DESCRIPTION OF THE TASK:
Copy out the listing in full, exactly as written, but not its pictures.

AVAILABLE DATA:

• • • •

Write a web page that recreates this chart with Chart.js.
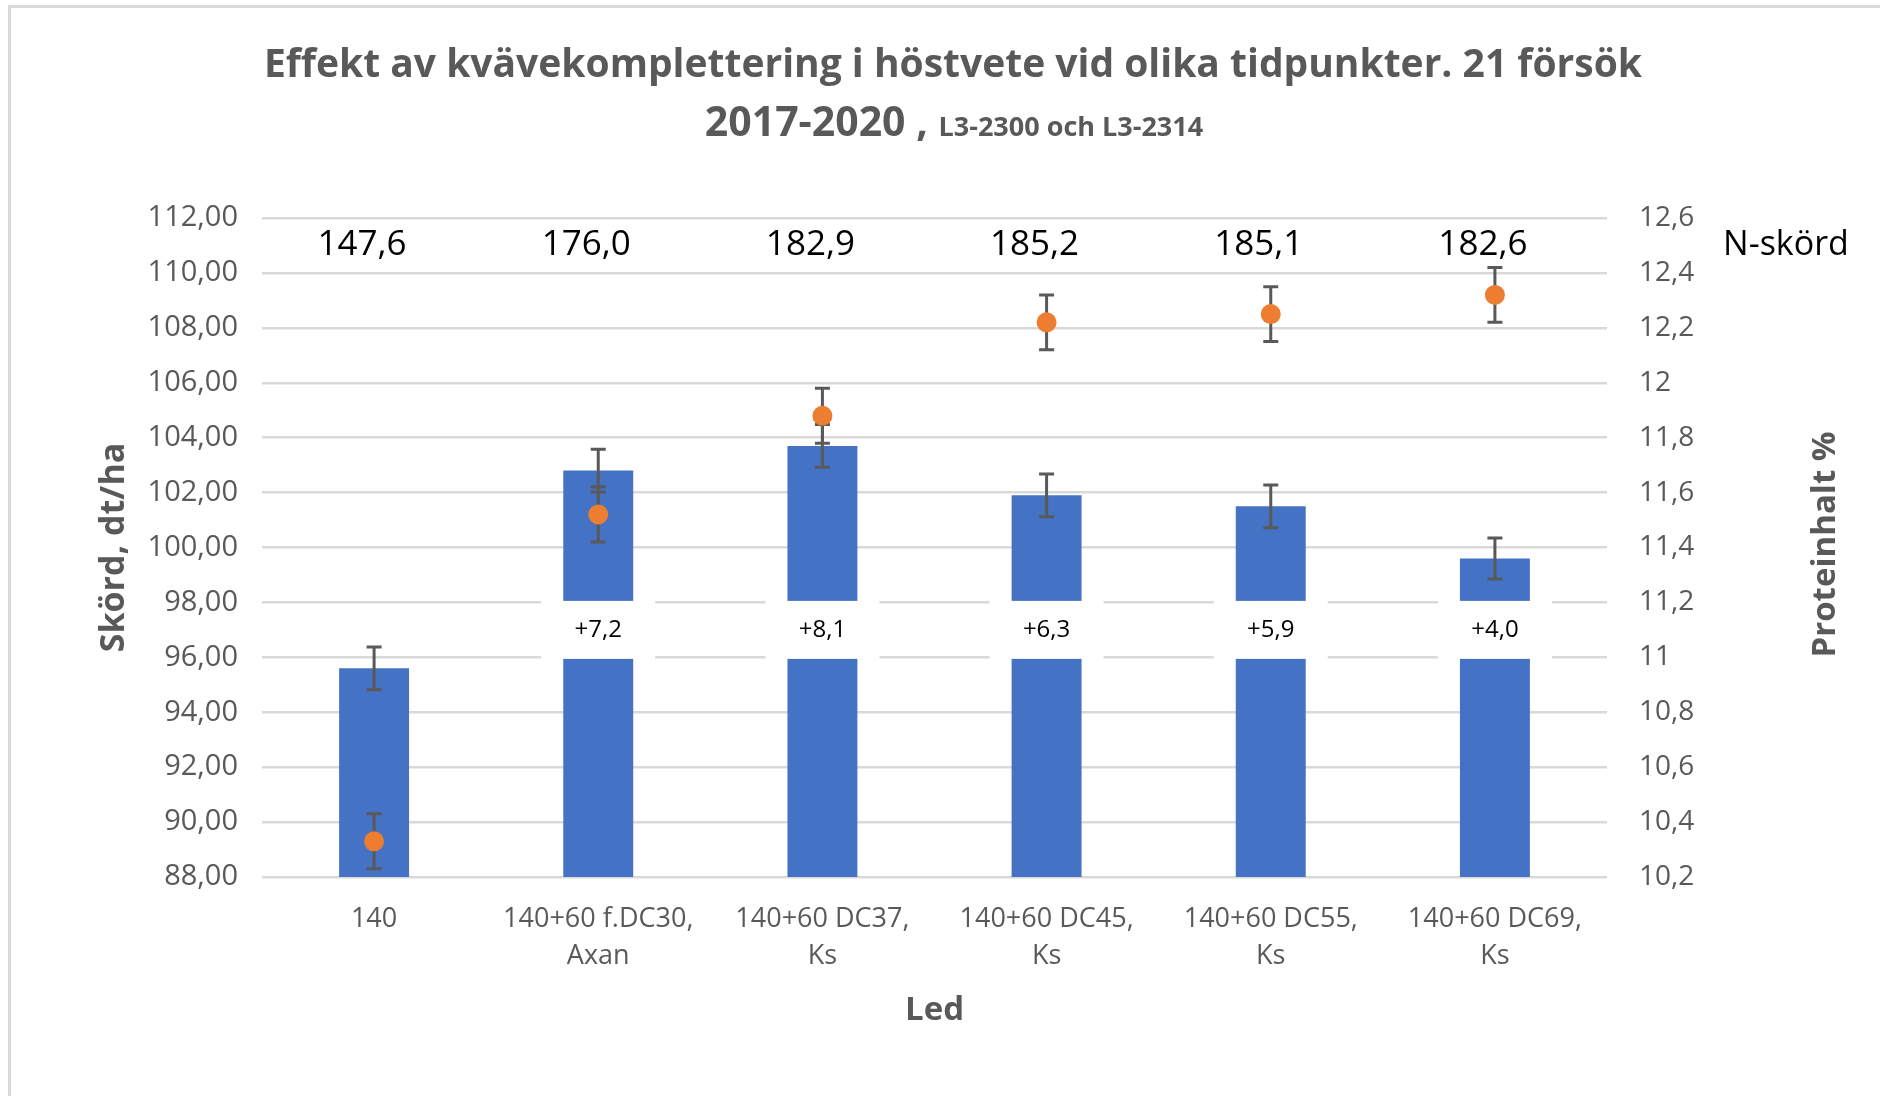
<!DOCTYPE html>
<html lang="sv">
<head>
<meta charset="utf-8">
<title>Effekt av kvävekomplettering i höstvete</title>
<script src="https://cdn.jsdelivr.net/npm/chart.js@4.4.0/dist/chart.umd.min.js"></script>
<style>
    html, body { margin: 0; padding: 0; background: #fff; }
    #wrap { width: 1880px; height: 1096px; position: relative; }
</style>
</head>
<body>
<div id="wrap"><canvas id="chart" width="1880" height="1096"></canvas></div>
<script>
// led (kategorier på x-axeln)
const categories = [
    ['140'],
    ['140+60 f.DC30,', 'Axan'],
    ['140+60 DC37,', 'Ks'],
    ['140+60 DC45,', 'Ks'],
    ['140+60 DC55,', 'Ks'],
    ['140+60 DC69,', 'Ks']
];

// skörd dt/ha (staplar) och felstaplar
const yieldValues = [95.6, 102.8, 103.7, 101.9, 101.5, 99.6];
const yieldErrors = [0.78, 0.78, 0.78, 0.78, 0.78, 0.75];

// proteinhalt % (punkter) och felstaplar
const proteinValues = [10.33, 11.52, 11.88, 12.22, 12.25, 12.32];
const proteinErrors = [0.1, 0.1, 0.1, 0.1, 0.1, 0.1];

// merskörd jämfört med 140
const gainLabels = ['', '+7,2', '+8,1', '+6,3', '+5,9', '+4,0'];

// N-skörd per led
const nYieldLabels = ['147,6', '176,0', '182,9', '185,2', '185,1', '182,6'];

// axlarnas intervall
const yieldAxis = [88, 112, 2];
const proteinAxis = [10.2, 12.6, 0.2];

const FONT = "'Open Sans', sans-serif";
const GREY = '#595959';

// egna ritningar: felstaplar, etiketter, rubrik
const overlayPlugin = {
    id: 'overlay',
    beforeDatasetDraw(chart, args) {
        if (args.index !== 1) return;
        const ctx = chart.ctx;
        const y = chart.scales.y;
        const y1 = chart.scales.y1;
        const bars = chart.getDatasetMeta(0).data;

        // merskörd-etiketter med vit bakgrund
        ctx.save();
        ctx.font = '24px ' + FONT;
        ctx.textAlign = 'center';
        ctx.textBaseline = 'middle';
        gainLabels.forEach((txt, i) => {
            if (!txt) return;
            const cx = bars[i].x;
            const cy = y.getPixelForValue(97);
            ctx.fillStyle = '#fff';
            ctx.fillRect(cx - 57, cy - 29, 114, 58);
            ctx.fillStyle = '#000';
            ctx.fillText(txt, cx, cy);
        });
        ctx.restore();

        // felstaplar
        const drawErr = (x, top, bottom) => {
            ctx.beginPath();
            ctx.moveTo(x, top);
            ctx.lineTo(x, bottom);
            ctx.moveTo(x - 7.5, top);
            ctx.lineTo(x + 7.5, top);
            ctx.moveTo(x - 7.5, bottom);
            ctx.lineTo(x + 7.5, bottom);
            ctx.stroke();
        };
        ctx.save();
        ctx.strokeStyle = GREY;
        ctx.lineWidth = 3;
        yieldValues.forEach((v, i) => {
            drawErr(bars[i].x, y.getPixelForValue(v + yieldErrors[i]), y.getPixelForValue(v - yieldErrors[i]));
        });
        const pts = chart.getDatasetMeta(1).data;
        proteinValues.forEach((v, i) => {
            drawErr(pts[i].x, y1.getPixelForValue(v + proteinErrors[i]), y1.getPixelForValue(v - proteinErrors[i]));
        });
        ctx.restore();
    },
    afterDraw(chart) {
        const ctx = chart.ctx;
        const area = chart.chartArea;
        const y = chart.scales.y;
        const bars = chart.getDatasetMeta(0).data;

        ctx.save();
        // N-skörd
        ctx.fillStyle = '#000';
        ctx.font = '35px ' + FONT;
        ctx.textAlign = 'center';
        ctx.textBaseline = 'middle';
        nYieldLabels.forEach((txt, i) => {
            ctx.fillText(txt, bars[i].x - 12, y.getPixelForValue(111));
        });
        ctx.font = '34px ' + FONT;
        ctx.fillText('N-skörd', area.right + 179, y.getPixelForValue(111));

        // höger axeltitel
        ctx.save();
        ctx.translate(1826, (area.top + area.bottom) / 2 - 3);
        ctx.rotate(-Math.PI / 2);
        ctx.fillStyle = GREY;
        ctx.font = 'bold 33px ' + FONT;
        ctx.fillText('Proteinhalt %', 0, 0);
        ctx.restore();

        // rubrik
        ctx.fillStyle = GREY;
        ctx.font = 'bold 39px ' + FONT;
        ctx.fillText('Effekt av kvävekomplettering i höstvete vid olika tidpunkter. 21 försök', 953, 66);
        const big = '2017-2020 , ';
        const small = 'L3-2300 och L3-2314';
        ctx.font = 'bold 41px ' + FONT;
        const wBig = ctx.measureText(big).width;
        ctx.font = 'bold 27px ' + FONT;
        const wSmall = ctx.measureText(small).width;
        const x0 = 954 - (wBig + wSmall) / 2;
        ctx.textAlign = 'left';
        ctx.textBaseline = 'alphabetic';
        ctx.font = 'bold 41px ' + FONT;
        ctx.fillText(big, x0, 136);
        ctx.font = 'bold 27px ' + FONT;
        ctx.fillText(small, x0 + wBig, 136);

        // ram
        ctx.strokeStyle = '#d9d9d9';
        ctx.lineWidth = 3;
        ctx.strokeRect(9.5, 6.5, 1900, 1100);
        ctx.restore();
    }
};

const fmtYield = v => Number(v).toFixed(2).replace('.', ',');
const fmtProtein = v => String(parseFloat(Number(v).toFixed(1))).replace('.', ',');

new Chart(document.getElementById('chart'), {
    data: {
        labels: categories,
        datasets: [
            {
                type: 'bar',
                data: yieldValues,
                backgroundColor: '#4472C4',
                yAxisID: 'y',
                categoryPercentage: 0.312,
                barPercentage: 1,
                order: 2
            },
            {
                type: 'line',
                data: proteinValues,
                yAxisID: 'y1',
                showLine: false,
                pointRadius: 10,
                pointBorderWidth: 0,
                pointBackgroundColor: '#ED7D31',
                pointBorderColor: '#ED7D31',
                order: 1
            }
        ]
    },
    options: {
        responsive: false,
        animation: false,
        layout: { padding: { top: 218, right: 0, bottom: 0, left: 0 } },
        plugins: {
            legend: { display: false },
            tooltip: { enabled: false },
            title: { display: false }
        },
        scales: {
            x: {
                grid: { display: false },
                border: { display: false },
                ticks: {
                    color: GREY,
                    font: { family: FONT, size: 27, lineHeight: 1.4 },
                    padding: 15,
                    maxRotation: 0,
                    autoSkip: false
                },
                title: {
                    display: true,
                    text: 'Led',
                    color: GREY,
                    font: { family: FONT, size: 33, weight: 'bold', lineHeight: 1.2 },
                    padding: { top: 0, bottom: 66 }
                },
                afterFit(s) { s.height = 219; }
            },
            y: {
                position: 'left',
                min: yieldAxis[0],
                max: yieldAxis[1],
                ticks: {
                    stepSize: yieldAxis[2],
                    color: GREY,
                    font: { family: FONT, size: 29 },
                    padding: 24,
                    callback: fmtYield
                },
                grid: { color: '#d9d9d9', lineWidth: 2.5, drawTicks: false },
                border: { display: false },
                title: {
                    display: true,
                    text: 'Skörd, dt/ha',
                    color: GREY,
                    font: { family: FONT, size: 34, weight: 'bold', lineHeight: 1.2 },
                    padding: { top: 94, bottom: 0 }
                },
                afterFit(s) { s.width = 262; }
            },
            y1: {
                position: 'right',
                min: proteinAxis[0],
                max: proteinAxis[1],
                ticks: {
                    stepSize: proteinAxis[2],
                    color: GREY,
                    font: { family: FONT, size: 28 },
                    padding: 32,
                    callback: fmtProtein
                },
                grid: { display: false, drawTicks: false },
                border: { display: false },
                afterFit(s) { s.width = 273; }
            }
        }
    },
    plugins: [overlayPlugin]
});
</script>
</body>
</html>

• • • •

TASK ANSWER:
Write a web page that recreates this chart with Chart.js.
<!DOCTYPE html>
<html lang="sv">
<head>
<meta charset="utf-8">
<title>Effekt av kvävekomplettering i höstvete</title>
<script src="https://cdn.jsdelivr.net/npm/chart.js@4.4.0/dist/chart.umd.min.js"></script>
<style>
    html, body { margin: 0; padding: 0; background: #fff; }
    #wrap { width: 1880px; height: 1096px; position: relative; }
</style>
</head>
<body>
<div id="wrap"><canvas id="chart" width="1880" height="1096"></canvas></div>
<script>
// led (kategorier på x-axeln)
const categories = [
    ['140'],
    ['140+60 f.DC30,', 'Axan'],
    ['140+60 DC37,', 'Ks'],
    ['140+60 DC45,', 'Ks'],
    ['140+60 DC55,', 'Ks'],
    ['140+60 DC69,', 'Ks']
];

// skörd dt/ha (staplar) och felstaplar
const yieldValues = [95.6, 102.8, 103.7, 101.9, 101.5, 99.6];
const yieldErrors = [0.78, 0.78, 0.78, 0.78, 0.78, 0.75];

// proteinhalt % (punkter) och felstaplar
const proteinValues = [10.33, 11.52, 11.88, 12.22, 12.25, 12.32];
const proteinErrors = [0.1, 0.1, 0.1, 0.1, 0.1, 0.1];

// merskörd jämfört med 140
const gainLabels = ['', '+7,2', '+8,1', '+6,3', '+5,9', '+4,0'];

// N-skörd per led
const nYieldLabels = ['147,6', '176,0', '182,9', '185,2', '185,1', '182,6'];

// axlarnas intervall
const yieldAxis = [88, 112, 2];
const proteinAxis = [10.2, 12.6, 0.2];

const FONT = "'Open Sans', sans-serif";
const GREY = '#595959';

// egna ritningar: felstaplar, etiketter, rubrik
const overlayPlugin = {
    id: 'overlay',
    beforeDatasetDraw(chart, args) {
        if (args.index !== 1) return;
        const ctx = chart.ctx;
        const y = chart.scales.y;
        const y1 = chart.scales.y1;
        const bars = chart.getDatasetMeta(0).data;

        // merskörd-etiketter med vit bakgrund
        ctx.save();
        ctx.font = '24px ' + FONT;
        ctx.textAlign = 'center';
        ctx.textBaseline = 'middle';
        gainLabels.forEach((txt, i) => {
            if (!txt) return;
            const cx = bars[i].x;
            const cy = y.getPixelForValue(97);
            ctx.fillStyle = '#fff';
            ctx.fillRect(cx - 57, cy - 29, 114, 58);
            ctx.fillStyle = '#000';
            ctx.fillText(txt, cx, cy);
        });
        ctx.restore();

        // felstaplar
        const drawErr = (x, top, bottom) => {
            ctx.beginPath();
            ctx.moveTo(x, top);
            ctx.lineTo(x, bottom);
            ctx.moveTo(x - 7.5, top);
            ctx.lineTo(x + 7.5, top);
            ctx.moveTo(x - 7.5, bottom);
            ctx.lineTo(x + 7.5, bottom);
            ctx.stroke();
        };
        ctx.save();
        ctx.strokeStyle = GREY;
        ctx.lineWidth = 3;
        yieldValues.forEach((v, i) => {
            drawErr(bars[i].x, y.getPixelForValue(v + yieldErrors[i]), y.getPixelForValue(v - yieldErrors[i]));
        });
        const pts = chart.getDatasetMeta(1).data;
        proteinValues.forEach((v, i) => {
            drawErr(pts[i].x, y1.getPixelForValue(v + proteinErrors[i]), y1.getPixelForValue(v - proteinErrors[i]));
        });
        ctx.restore();
    },
    afterDraw(chart) {
        const ctx = chart.ctx;
        const area = chart.chartArea;
        const y = chart.scales.y;
        const bars = chart.getDatasetMeta(0).data;

        ctx.save();
        // N-skörd
        ctx.fillStyle = '#000';
        ctx.font = '35px ' + FONT;
        ctx.textAlign = 'center';
        ctx.textBaseline = 'middle';
        nYieldLabels.forEach((txt, i) => {
            ctx.fillText(txt, bars[i].x - 12, y.getPixelForValue(111));
        });
        ctx.font = '34px ' + FONT;
        ctx.fillText('N-skörd', area.right + 179, y.getPixelForValue(111));

        // höger axeltitel
        ctx.save();
        ctx.translate(1826, (area.top + area.bottom) / 2 - 3);
        ctx.rotate(-Math.PI / 2);
        ctx.fillStyle = GREY;
        ctx.font = 'bold 33px ' + FONT;
        ctx.fillText('Proteinhalt %', 0, 0);
        ctx.restore();

        // rubrik
        ctx.fillStyle = GREY;
        ctx.font = 'bold 39px ' + FONT;
        ctx.fillText('Effekt av kvävekomplettering i höstvete vid olika tidpunkter. 21 försök', 953, 66);
        const big = '2017-2020 , ';
        const small = 'L3-2300 och L3-2314';
        ctx.font = 'bold 41px ' + FONT;
        const wBig = ctx.measureText(big).width;
        ctx.font = 'bold 27px ' + FONT;
        const wSmall = ctx.measureText(small).width;
        const x0 = 954 - (wBig + wSmall) / 2;
        ctx.textAlign = 'left';
        ctx.textBaseline = 'alphabetic';
        ctx.font = 'bold 41px ' + FONT;
        ctx.fillText(big, x0, 136);
        ctx.font = 'bold 27px ' + FONT;
        ctx.fillText(small, x0 + wBig, 136);

        // ram
        ctx.strokeStyle = '#d9d9d9';
        ctx.lineWidth = 3;
        ctx.strokeRect(9.5, 6.5, 1900, 1100);
        ctx.restore();
    }
};

const fmtYield = v => Number(v).toFixed(2).replace('.', ',');
const fmtProtein = v => String(parseFloat(Number(v).toFixed(1))).replace('.', ',');

new Chart(document.getElementById('chart'), {
    data: {
        labels: categories,
        datasets: [
            {
                type: 'bar',
                data: yieldValues,
                backgroundColor: '#4472C4',
                yAxisID: 'y',
                categoryPercentage: 0.312,
                barPercentage: 1,
                order: 2
            },
            {
                type: 'line',
                data: proteinValues,
                yAxisID: 'y1',
                showLine: false,
                pointRadius: 10,
                pointBorderWidth: 0,
                pointBackgroundColor: '#ED7D31',
                pointBorderColor: '#ED7D31',
                order: 1
            }
        ]
    },
    options: {
        responsive: false,
        animation: false,
        layout: { padding: { top: 218, right: 0, bottom: 0, left: 0 } },
        plugins: {
            legend: { display: false },
            tooltip: { enabled: false },
            title: { display: false }
        },
        scales: {
            x: {
                grid: { display: false },
                border: { display: false },
                ticks: {
                    color: GREY,
                    font: { family: FONT, size: 27, lineHeight: 1.4 },
                    padding: 15,
                    maxRotation: 0,
                    autoSkip: false
                },
                title: {
                    display: true,
                    text: 'Led',
                    color: GREY,
                    font: { family: FONT, size: 33, weight: 'bold', lineHeight: 1.2 },
                    padding: { top: 0, bottom: 66 }
                },
                afterFit(s) { s.height = 219; }
            },
            y: {
                position: 'left',
                min: yieldAxis[0],
                max: yieldAxis[1],
                ticks: {
                    stepSize: yieldAxis[2],
                    color: GREY,
                    font: { family: FONT, size: 29 },
                    padding: 24,
                    callback: fmtYield
                },
                grid: { color: '#d9d9d9', lineWidth: 2.5, drawTicks: false },
                border: { display: false },
                title: {
                    display: true,
                    text: 'Skörd, dt/ha',
                    color: GREY,
                    font: { family: FONT, size: 34, weight: 'bold', lineHeight: 1.2 },
                    padding: { top: 94, bottom: 0 }
                },
                afterFit(s) { s.width = 262; }
            },
            y1: {
                position: 'right',
                min: proteinAxis[0],
                max: proteinAxis[1],
                ticks: {
                    stepSize: proteinAxis[2],
                    color: GREY,
                    font: { family: FONT, size: 28 },
                    padding: 32,
                    callback: fmtProtein
                },
                grid: { display: false, drawTicks: false },
                border: { display: false },
                afterFit(s) { s.width = 273; }
            }
        }
    },
    plugins: [overlayPlugin]
});
</script>
</body>
</html>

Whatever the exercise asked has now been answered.